After a year of being an unemployed copywriter and another year of being an underemployed copywriter and liquor salesman, I found myself with way too much time on my hands. So I did what all great writers do. Procrastinate. Overthink. Really, these are the same things. This mostly entailed reading dumb shit on the internet. I called it research, but asinine euphemisms come naturally to someone who’s written for marketing and advertising for close to fourteen years. Sometimes though, good things come from such stagnation. I found a few good voices. They had risen from obscure corners of the internet to amass followings in the tens of thousands. These voices often shared my thoughts and values, and I learned much from them. But I also found myself disagreeing with them often enough, so it wasn’t only agreement that attracted me to their blogs. They had something else. What really made them stick in my head was how they reasoned their way through things.
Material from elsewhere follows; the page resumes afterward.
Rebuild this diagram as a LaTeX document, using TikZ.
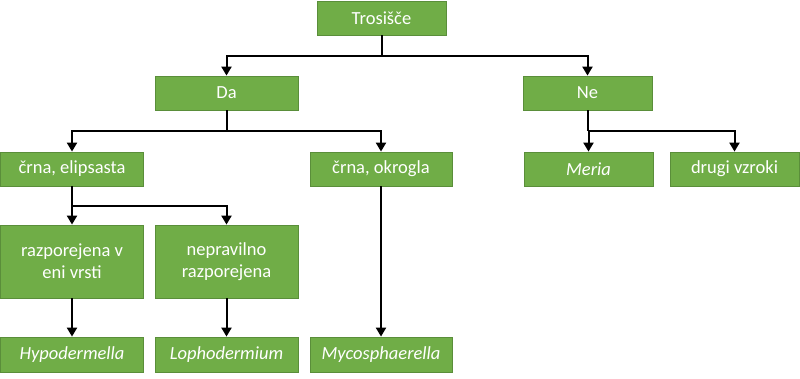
\documentclass[tikz,border=0pt]{standalone}
\usepackage{fontspec}
\setmainfont{Carlito}
\usetikzlibrary{arrows.meta}
\definecolor{boxfill}{HTML}{70AD47}
\definecolor{boxline}{HTML}{5A8E3A}
\begin{document}
\begin{tikzpicture}[x=1pt,y=-1pt,
  box/.style={draw=boxline,line width=0.8pt,fill=boxfill,text=white,font=\fontsize{18.5}{22}\selectfont,align=center,inner sep=0pt},
  conn/.style={line width=2pt,-{Triangle[width=10pt,length=9pt]}},
  plain/.style={line width=2pt}]
\useasboundingbox (0,0) rectangle (800,378);
\node[box,minimum width=129pt,minimum height=34pt] (tro) at (381.5,18) {Trosišče};
\node[box,minimum width=143pt,minimum height=34pt] (da) at (226.5,93) {Da};
\node[box,minimum width=129pt,minimum height=34pt] (ne) at (587.5,93) {Ne};
\node[box,minimum width=143pt,minimum height=34pt] (ce) at (72,169) {črna, elipsasta};
\node[box,minimum width=142pt,minimum height=34pt] (co) at (381,169) {črna, okrogla};
\node[box,minimum width=129pt,minimum height=34pt] (me) at (588.5,169) {\itshape Meria};
\node[box,minimum width=129pt,minimum height=34pt] (dv) at (734.5,169) {drugi vzroki};
\node[box,minimum width=143pt,minimum height=73pt] (rv) at (72,261.5) {razporejena v\\eni vrsti};
\node[box,minimum width=143pt,minimum height=73pt] (nr) at (226.5,261.5) {nepravilno\\razporejena};
\node[box,minimum width=143pt,minimum height=35pt] (hy) at (72,354.5) {\itshape Hypodermella};
\node[box,minimum width=143pt,minimum height=35pt] (lo) at (226.5,354.5) {\itshape Lophodermium};
\node[box,minimum width=142pt,minimum height=35pt] (my) at (381,354.5) {\itshape Mycosphaerella};
% level 1
\coordinate (j1) at (381.5,56);
\draw[plain] (tro.south) -- (j1);
\draw[conn] (j1) -| (da.north);
\draw[conn] (j1) -| (ne.north);
% Da children
\coordinate (j2) at (226.5,131);
\draw[plain] (da.south) -- (j2);
\draw[conn] (j2) -| (ce.north);
\draw[conn] (j2) -| (co.north);
% Ne children
\coordinate (j3) at (587.5,131);
\draw[plain] (ne.south) -- (j3);
\draw[conn] (j3) -| (me.north);
\draw[conn] (j3) -| (dv.north);
% crna elipsasta children
\coordinate (j4) at (72,206);
\draw[plain] (ce.south) -- (j4);
\draw[conn] (j4) -- (rv.north);
\draw[conn] (j4) -| (nr.north);
% leaves
\draw[conn] (rv.south) -- (hy.north);
\draw[conn] (nr.south) -- (lo.north);
\draw[conn] (co.south) -- (my.north);
\end{tikzpicture}
\end{document}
I enjoyed their thought processes as much as their thoughts.
And now I’m thinking of a little blog I started six years ago and ignored for the last five years and six months. What if I had kept it going? Would I be one of these voices with followings in the tens of thousands?
Probably not.
This is not pessimism. True, lack of effort guarantees failure, and it could be that if I had merely continued posting I would have slowly gained an audience. Indeed, it did take years for the voices I found to build their followings. But I also know others that have posted consistently, and their blogs have gone nowhere. Perseverance is not enough. Maybe it’s my writing ability. But again, I know of blogs with rather piddling audiences that are both well written and updated consistently. Also, I did receive tons of positive feedback on my writing, and I have created the voices and content for numerous successful brands. I doubt a lack of craftsmanship would’ve been an issue. So if perseverance and ability are not sufficient to create a successful blog, what did these voices have that others, including myself, did not?
When I examine why I’m attracted to these voices (and assuming their followers think the same), I notice they all share several commonalities:
• An openness with a desire to understand and explain
• A disdain for bullshit
• An entertaining voice
Let’s compare these to my intentions with my first blog. Originally, I had no identifiable purpose, even to myself. I had some vague ideas, which generally fell into the following categories:
• Show off my writing ability
• Push a political/social point of view
• Self-consciously attempt to become a leading voice
With this comparison, I’m confident my first blog was doomed from the outset. I was trying to spew out a positive image of myself to the internet. And as I think further about where I was in my life — a difficult time when I felt like a failure — I was really posturing to gain the admiration of others. I was launching signal flares to the sky in the hope a flotilla would come rescue me. This doesn’t work.
And when I think about the successful voices, they weren’t agenda free. None of us are. But their agenda was more about exploring different aspects of our humanity and elucidating what they found. They maintained an interesting and honest point of view (and a healthy dose of sarcasm helped). They pontificated their conclusions, not their assumptions. They left room for doubt, which means they left room for discussion. But most importantly, they focused on improving situations instead of themselves. And in the process, they found the only true measure of success a blog can have — a following.
Followings are strange things. I had them before when I was a musician. And looking back at my own life, I’ve realized something. I had a following whenever I sought them least. Indeed, most of my successes came when I wasn’t seeking success. My actions were more rooted in experimentation. If I thought I understood something, I would reason that if I performed X action then Y should result. Then I did X to see if I was right. This mindset allowed me to act despite my fears, overcome my inhibitions, recover from my failures. But the ultimate goal of experimentation is understanding. Understanding presumes something that can be understood. We call this Truth. And it’s an understanding of Truth that will allow us to enrich our lives. This is what the successful voices I found have accomplished.
Putting this jumble of thoughts together, we have the proper way to approach this project. I can’t start a new blog with a social agenda, meaning I can’t try to impress people or try to be liked. To seek a following for it’s own sake is to hurl yourself off a cliff and shout back with a broad smile on your face about how exhilarating the fall is. No one with any brains is going to follow you, and the more wonderful you make it sound, the crazier you look. No. Think of this project as an experimentation lab to explore Truth so we can better understand ourselves and the world.
If my first blog was saying, “Hey! Look at me!” then this one should say, “Hey! Look what I found!”